O’Brien’s easy money offers are much like the real-life version of those ads you used to click on, before you understood the Internet, that would unleash a Trojan horse of expensive misery onto your iMac. Young men sign up, for various reasons, to be tickled on screen under the assumption that a) the money is good and easy, and b) the videos are for personal use only, or in some cases for use for the laughably ludicrous purpose of military torture tactical training, and will never be unleashed onto the cesspool of regrets that is the world wide web.

Turns out only the first part of that deal was actually true.

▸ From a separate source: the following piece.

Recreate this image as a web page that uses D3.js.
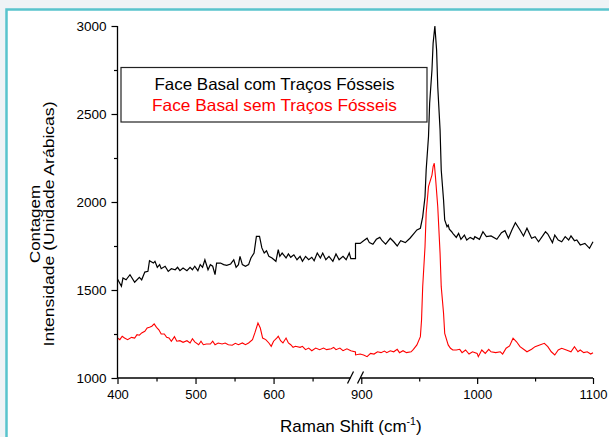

Upon realizing the videos are being broadcast online, the participants and anyone who facilitated their involvement in the videos attempts to have them irradiated are swiftly met with threats, abuse, and an almost Joker level of harassment (the exhausting and ugly Jared Leto kind, to be certain).

This is an injustice that never would have seen the light of day had it not been for Farrier and his attempts to contact O’Brien, very innocently at first, to document the competitive tickling world in a documentary. What follows is an almost surreal barrage of hateful emails designed to discourage further digging, at times referencing Farrier’s budding career and Reeve’s family in the threats.

Farrier, and at this point the audience, wonder aloud: “all of this over some tickling.”

But it’s just not about tickling. What unravels is a story of perversion, but not the perversion of the tickling fetish, in fact the perversion of privilege. And this alone is a compelling enough tale to go on.

Where the film suffers is the filmmakers’ obvious judgement of the fetish itself. When witnessing a filming at the home of reputable fetish filmmaker David Starr, Farrier winces in near disgust at the proceedings. In fact Starr himself is not a grand spokesman for fetishists who aren’t sociopathic blackmailers. So in the process of trying to paint an accurately creepy portrait of the villain of the story, Farrier villainizes the kink and the film begins to paint an underbelly that is about a mile too long.

What could’ve been a story about blue bloods with blood on their hands, and how easy it is for them to hide such a thing under expensive gloves, ends up being a one-sided shock tale about a world not many of us knew existed. And what has made it so hard for fringe groups to be who they are without suffering judgement is the act, by those observing, of highlighting the bad apples in our spotlights.

If Farrier had taken a more balanced view of the world he was looking into, we may have ended up with a more compelling tale of corruption and the sociology of privilege. Instead we ended up as voyeurs like people learning about the Barnum and Bailey’s freak shows, pretending we find it tragic when really nothing has changed.

So in the end, just like a tickling video to anyone but the film’s antagonist, this one leaves you scratching your head and pretty unsatisfied.